Description of the task: Using the material below, repeat exactly the lines from the one with "Emit a web page" through the one with "const nodes = ['130','90','65','45','32','22','14','7','4'];", ends included, without any images.

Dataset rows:
------------------------

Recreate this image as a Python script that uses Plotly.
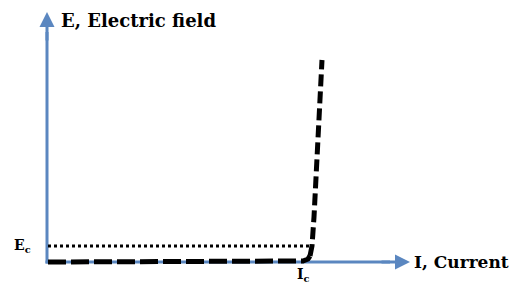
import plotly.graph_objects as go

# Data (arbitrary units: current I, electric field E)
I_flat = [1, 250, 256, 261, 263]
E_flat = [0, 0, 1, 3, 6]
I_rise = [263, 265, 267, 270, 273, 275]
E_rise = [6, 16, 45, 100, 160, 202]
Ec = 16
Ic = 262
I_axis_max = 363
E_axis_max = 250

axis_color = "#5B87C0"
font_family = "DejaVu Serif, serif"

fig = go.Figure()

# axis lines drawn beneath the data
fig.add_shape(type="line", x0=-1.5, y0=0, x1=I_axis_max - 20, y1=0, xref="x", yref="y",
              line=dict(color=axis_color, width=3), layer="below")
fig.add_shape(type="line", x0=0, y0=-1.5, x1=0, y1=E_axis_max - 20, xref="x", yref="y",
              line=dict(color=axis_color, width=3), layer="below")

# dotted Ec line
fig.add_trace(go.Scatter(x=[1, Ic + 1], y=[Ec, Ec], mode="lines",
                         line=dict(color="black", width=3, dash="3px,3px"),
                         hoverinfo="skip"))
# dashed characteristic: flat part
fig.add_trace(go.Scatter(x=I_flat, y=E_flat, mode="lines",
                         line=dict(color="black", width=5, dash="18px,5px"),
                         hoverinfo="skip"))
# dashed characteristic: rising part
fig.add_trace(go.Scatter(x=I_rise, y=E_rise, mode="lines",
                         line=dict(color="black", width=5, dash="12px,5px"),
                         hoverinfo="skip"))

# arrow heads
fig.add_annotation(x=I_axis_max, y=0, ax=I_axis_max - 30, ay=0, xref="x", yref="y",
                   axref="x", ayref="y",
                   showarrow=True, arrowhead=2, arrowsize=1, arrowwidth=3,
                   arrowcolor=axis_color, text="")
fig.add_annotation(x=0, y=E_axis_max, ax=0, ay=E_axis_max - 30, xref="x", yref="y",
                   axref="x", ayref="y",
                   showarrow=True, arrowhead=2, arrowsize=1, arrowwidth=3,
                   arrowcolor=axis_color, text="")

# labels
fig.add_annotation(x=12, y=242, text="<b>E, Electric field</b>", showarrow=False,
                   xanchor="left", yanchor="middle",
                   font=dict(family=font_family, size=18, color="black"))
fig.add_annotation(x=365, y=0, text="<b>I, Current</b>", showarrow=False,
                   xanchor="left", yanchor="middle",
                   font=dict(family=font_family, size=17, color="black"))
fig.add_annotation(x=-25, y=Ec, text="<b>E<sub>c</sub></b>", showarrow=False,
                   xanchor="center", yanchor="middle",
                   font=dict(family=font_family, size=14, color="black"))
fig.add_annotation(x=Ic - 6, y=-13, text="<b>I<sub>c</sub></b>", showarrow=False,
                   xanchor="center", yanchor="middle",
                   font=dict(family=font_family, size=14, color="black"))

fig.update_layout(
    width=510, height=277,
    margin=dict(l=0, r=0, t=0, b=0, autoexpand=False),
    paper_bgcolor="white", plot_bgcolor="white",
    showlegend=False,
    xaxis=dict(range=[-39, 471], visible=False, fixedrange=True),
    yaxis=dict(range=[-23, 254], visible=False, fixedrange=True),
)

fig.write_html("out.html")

------------------------

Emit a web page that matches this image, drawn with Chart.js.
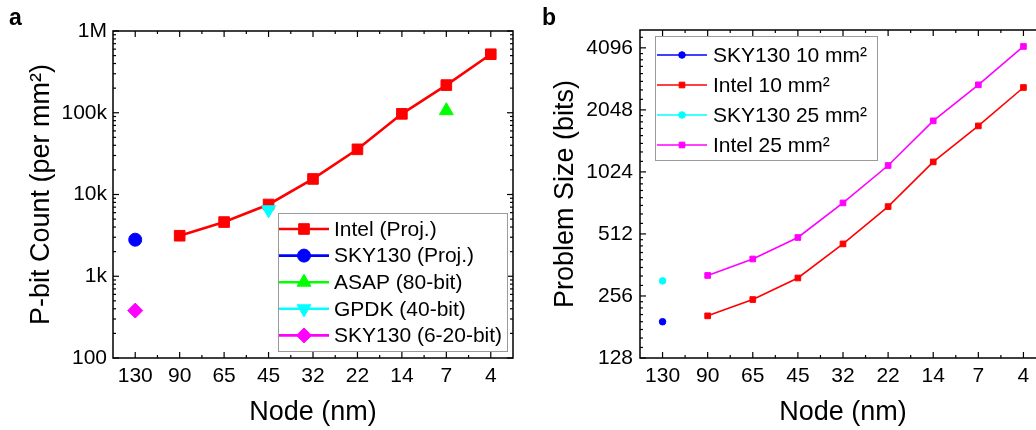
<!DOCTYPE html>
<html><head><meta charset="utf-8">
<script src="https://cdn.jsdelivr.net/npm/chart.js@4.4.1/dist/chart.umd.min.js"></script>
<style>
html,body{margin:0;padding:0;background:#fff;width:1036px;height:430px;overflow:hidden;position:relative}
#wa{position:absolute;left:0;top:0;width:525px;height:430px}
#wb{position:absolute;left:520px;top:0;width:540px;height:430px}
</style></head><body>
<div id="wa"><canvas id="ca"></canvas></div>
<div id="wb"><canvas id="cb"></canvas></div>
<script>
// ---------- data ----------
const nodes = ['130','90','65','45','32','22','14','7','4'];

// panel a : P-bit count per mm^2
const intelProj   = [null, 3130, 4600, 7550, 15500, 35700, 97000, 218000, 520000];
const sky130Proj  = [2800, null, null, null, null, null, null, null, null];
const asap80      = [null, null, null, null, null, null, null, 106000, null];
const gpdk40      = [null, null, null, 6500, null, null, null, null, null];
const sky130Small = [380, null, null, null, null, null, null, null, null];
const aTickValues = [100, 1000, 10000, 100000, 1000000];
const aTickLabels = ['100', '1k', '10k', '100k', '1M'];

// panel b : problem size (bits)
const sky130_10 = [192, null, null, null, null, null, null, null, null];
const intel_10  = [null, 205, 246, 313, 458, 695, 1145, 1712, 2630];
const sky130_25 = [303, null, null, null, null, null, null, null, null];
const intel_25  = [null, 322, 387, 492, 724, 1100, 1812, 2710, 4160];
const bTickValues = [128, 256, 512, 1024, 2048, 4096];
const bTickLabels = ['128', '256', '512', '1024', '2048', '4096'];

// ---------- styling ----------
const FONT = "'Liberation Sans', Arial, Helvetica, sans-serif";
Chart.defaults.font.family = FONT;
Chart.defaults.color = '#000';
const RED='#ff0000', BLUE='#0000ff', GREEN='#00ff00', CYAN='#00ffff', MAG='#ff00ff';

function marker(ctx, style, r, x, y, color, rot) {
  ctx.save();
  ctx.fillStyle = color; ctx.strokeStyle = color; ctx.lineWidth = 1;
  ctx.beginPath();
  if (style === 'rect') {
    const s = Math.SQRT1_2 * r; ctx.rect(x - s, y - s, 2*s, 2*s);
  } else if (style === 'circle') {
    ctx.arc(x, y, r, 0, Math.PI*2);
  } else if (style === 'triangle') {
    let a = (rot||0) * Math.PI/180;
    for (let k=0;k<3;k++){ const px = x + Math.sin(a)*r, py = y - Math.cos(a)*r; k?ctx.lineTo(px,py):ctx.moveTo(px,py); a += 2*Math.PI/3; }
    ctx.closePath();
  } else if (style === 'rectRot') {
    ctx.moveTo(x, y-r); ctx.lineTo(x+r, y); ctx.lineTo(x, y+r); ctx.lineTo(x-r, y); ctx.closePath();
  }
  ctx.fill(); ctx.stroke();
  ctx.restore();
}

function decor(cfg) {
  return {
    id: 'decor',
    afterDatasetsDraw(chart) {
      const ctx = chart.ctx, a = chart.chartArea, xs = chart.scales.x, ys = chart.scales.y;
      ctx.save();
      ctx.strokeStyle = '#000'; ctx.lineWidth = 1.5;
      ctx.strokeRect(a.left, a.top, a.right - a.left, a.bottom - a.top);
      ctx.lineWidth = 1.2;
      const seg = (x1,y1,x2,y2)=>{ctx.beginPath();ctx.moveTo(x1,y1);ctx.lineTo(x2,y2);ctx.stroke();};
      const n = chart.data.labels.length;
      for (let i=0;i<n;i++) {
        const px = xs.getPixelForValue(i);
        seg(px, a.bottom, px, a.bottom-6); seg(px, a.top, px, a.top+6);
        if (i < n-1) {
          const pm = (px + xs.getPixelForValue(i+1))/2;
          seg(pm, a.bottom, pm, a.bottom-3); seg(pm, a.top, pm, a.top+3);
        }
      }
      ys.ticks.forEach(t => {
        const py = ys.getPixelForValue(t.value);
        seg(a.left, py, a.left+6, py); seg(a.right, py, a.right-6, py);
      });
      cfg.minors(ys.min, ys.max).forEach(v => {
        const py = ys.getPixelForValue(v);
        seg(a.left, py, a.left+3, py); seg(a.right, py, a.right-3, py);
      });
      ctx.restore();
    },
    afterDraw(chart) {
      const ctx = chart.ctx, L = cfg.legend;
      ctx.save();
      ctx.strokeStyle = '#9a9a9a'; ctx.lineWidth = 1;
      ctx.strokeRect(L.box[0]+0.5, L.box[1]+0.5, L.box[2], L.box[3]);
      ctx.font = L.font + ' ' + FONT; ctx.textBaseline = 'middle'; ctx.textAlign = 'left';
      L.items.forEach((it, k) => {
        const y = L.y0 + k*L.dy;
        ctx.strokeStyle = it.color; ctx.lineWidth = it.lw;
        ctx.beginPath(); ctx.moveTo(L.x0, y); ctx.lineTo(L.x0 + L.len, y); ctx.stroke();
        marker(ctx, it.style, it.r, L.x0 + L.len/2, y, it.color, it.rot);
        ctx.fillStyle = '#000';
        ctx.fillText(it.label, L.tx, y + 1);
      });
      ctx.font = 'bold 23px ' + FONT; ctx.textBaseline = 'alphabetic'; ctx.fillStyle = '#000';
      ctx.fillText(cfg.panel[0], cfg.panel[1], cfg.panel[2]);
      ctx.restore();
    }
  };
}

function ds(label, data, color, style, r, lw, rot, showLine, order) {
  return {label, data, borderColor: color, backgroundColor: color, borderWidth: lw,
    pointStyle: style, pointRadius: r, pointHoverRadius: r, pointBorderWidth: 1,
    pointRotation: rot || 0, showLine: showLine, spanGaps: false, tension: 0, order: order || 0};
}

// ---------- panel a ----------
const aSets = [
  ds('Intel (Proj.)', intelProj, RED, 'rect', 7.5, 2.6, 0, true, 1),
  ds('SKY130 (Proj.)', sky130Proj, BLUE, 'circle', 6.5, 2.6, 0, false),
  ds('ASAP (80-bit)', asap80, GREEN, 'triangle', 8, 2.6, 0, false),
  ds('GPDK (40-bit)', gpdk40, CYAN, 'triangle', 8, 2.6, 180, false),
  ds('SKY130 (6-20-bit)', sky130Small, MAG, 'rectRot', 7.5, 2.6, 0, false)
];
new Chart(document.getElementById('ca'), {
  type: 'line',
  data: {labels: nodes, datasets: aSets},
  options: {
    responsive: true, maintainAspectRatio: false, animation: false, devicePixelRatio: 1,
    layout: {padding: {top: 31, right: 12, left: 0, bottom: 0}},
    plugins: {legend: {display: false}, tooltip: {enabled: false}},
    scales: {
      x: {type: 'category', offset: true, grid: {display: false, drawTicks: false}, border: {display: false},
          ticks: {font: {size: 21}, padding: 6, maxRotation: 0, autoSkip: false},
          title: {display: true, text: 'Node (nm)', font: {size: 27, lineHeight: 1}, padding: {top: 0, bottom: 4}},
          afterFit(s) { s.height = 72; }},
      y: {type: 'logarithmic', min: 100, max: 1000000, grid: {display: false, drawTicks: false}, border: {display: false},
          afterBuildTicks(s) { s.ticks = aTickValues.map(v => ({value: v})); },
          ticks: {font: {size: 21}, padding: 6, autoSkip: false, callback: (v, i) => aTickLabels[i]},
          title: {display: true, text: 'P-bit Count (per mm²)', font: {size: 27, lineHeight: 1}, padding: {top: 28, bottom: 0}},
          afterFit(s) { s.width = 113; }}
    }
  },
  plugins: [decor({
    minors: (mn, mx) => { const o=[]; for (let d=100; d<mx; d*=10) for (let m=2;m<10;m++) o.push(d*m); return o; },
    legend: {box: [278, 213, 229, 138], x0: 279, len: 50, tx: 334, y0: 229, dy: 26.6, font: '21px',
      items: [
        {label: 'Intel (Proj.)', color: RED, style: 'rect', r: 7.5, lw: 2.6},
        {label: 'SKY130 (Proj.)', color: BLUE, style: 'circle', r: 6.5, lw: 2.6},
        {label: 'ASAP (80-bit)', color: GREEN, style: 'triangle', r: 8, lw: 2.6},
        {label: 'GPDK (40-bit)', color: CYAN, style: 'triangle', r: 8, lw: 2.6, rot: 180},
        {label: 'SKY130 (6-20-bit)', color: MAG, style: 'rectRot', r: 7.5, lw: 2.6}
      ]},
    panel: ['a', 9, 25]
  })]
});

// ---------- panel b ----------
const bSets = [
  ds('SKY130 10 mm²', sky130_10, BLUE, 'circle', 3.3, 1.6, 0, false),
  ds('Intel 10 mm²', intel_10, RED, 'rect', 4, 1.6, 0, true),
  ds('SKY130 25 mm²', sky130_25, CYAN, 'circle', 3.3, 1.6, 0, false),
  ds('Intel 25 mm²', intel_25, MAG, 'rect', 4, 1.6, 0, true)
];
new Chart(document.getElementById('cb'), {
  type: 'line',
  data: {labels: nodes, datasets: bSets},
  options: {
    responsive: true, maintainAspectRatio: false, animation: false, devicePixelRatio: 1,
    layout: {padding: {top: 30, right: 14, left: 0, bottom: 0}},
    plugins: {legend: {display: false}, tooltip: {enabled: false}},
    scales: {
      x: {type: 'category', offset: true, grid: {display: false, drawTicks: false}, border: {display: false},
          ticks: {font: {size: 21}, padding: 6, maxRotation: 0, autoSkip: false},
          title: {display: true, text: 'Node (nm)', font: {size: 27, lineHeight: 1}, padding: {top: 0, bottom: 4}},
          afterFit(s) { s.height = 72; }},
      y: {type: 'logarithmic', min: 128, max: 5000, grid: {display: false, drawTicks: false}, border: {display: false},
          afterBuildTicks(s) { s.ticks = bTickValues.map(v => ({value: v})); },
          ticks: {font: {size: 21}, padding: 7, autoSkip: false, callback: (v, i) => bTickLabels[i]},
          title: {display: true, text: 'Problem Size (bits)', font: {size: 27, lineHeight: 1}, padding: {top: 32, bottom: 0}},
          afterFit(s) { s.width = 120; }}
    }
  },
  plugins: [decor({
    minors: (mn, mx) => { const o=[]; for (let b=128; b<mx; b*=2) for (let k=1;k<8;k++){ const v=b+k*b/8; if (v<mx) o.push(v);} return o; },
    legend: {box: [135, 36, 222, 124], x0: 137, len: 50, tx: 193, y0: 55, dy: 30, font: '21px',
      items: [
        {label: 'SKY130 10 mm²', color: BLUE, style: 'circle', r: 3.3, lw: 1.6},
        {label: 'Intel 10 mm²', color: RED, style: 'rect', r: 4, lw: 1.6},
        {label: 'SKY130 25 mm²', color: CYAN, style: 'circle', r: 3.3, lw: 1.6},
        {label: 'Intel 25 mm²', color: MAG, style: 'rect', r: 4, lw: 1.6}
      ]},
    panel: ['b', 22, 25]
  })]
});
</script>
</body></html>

------------------------

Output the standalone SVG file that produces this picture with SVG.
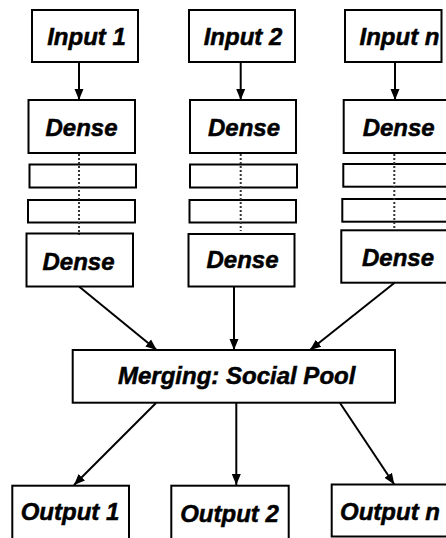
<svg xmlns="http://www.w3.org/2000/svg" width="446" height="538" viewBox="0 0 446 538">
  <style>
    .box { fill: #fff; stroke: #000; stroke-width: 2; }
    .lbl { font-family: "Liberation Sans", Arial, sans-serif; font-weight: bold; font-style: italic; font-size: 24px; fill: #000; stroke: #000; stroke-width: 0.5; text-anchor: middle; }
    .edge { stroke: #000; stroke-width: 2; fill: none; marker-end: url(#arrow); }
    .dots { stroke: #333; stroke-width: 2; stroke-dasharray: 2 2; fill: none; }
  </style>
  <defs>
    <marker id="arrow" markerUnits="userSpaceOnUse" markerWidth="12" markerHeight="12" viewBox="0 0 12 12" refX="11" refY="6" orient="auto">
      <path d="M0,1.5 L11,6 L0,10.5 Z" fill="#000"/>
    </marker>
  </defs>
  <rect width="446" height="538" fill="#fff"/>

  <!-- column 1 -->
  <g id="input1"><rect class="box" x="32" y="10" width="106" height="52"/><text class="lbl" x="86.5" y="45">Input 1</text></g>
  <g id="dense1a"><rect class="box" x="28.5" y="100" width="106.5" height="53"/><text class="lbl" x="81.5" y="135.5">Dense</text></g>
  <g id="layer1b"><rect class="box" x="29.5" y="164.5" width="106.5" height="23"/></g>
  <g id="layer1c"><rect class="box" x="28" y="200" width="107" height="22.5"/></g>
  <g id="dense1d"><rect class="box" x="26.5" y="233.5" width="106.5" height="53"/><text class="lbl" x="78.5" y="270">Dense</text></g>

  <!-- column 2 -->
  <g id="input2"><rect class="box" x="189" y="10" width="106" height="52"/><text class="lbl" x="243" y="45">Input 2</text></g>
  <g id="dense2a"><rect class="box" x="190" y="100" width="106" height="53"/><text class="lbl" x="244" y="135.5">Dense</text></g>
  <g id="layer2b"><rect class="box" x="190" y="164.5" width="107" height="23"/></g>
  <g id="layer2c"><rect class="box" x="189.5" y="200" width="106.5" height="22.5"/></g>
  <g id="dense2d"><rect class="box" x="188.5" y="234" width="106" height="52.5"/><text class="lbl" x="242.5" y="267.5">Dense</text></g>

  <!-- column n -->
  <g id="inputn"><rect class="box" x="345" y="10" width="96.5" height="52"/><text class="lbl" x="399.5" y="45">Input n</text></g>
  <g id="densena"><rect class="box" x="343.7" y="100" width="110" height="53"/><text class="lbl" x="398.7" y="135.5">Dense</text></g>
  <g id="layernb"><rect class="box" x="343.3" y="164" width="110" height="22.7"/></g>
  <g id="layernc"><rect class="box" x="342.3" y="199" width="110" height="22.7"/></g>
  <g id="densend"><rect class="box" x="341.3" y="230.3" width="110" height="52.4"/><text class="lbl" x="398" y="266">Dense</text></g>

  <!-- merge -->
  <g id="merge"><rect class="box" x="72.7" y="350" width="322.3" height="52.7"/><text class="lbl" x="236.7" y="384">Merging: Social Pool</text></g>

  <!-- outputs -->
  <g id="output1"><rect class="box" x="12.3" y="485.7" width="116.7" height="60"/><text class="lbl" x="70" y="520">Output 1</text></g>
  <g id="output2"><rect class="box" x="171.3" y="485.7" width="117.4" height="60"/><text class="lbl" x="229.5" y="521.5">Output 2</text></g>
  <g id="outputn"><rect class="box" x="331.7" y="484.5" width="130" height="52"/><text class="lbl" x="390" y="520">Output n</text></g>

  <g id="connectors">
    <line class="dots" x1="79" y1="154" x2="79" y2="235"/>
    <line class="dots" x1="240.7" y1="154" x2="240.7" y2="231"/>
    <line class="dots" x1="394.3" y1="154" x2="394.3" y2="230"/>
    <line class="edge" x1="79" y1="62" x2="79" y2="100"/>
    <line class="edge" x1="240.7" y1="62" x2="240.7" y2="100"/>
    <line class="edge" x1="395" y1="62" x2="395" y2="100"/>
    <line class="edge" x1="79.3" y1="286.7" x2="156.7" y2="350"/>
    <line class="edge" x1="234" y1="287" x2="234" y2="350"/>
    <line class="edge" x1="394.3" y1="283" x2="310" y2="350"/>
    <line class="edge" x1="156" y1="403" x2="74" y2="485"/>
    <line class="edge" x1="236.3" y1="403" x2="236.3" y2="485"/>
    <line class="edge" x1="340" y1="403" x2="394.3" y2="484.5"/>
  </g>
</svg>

------------------------

Solution below:
Emit a web page that matches this image, drawn with Chart.js.
<!DOCTYPE html>
<html><head><meta charset="utf-8">
<script src="https://cdn.jsdelivr.net/npm/chart.js@4.4.1/dist/chart.umd.min.js"></script>
<style>
html,body{margin:0;padding:0;background:#fff;width:1036px;height:430px;overflow:hidden;position:relative}
#wa{position:absolute;left:0;top:0;width:525px;height:430px}
#wb{position:absolute;left:520px;top:0;width:540px;height:430px}
</style></head><body>
<div id="wa"><canvas id="ca"></canvas></div>
<div id="wb"><canvas id="cb"></canvas></div>
<script>
// ---------- data ----------
const nodes = ['130','90','65','45','32','22','14','7','4'];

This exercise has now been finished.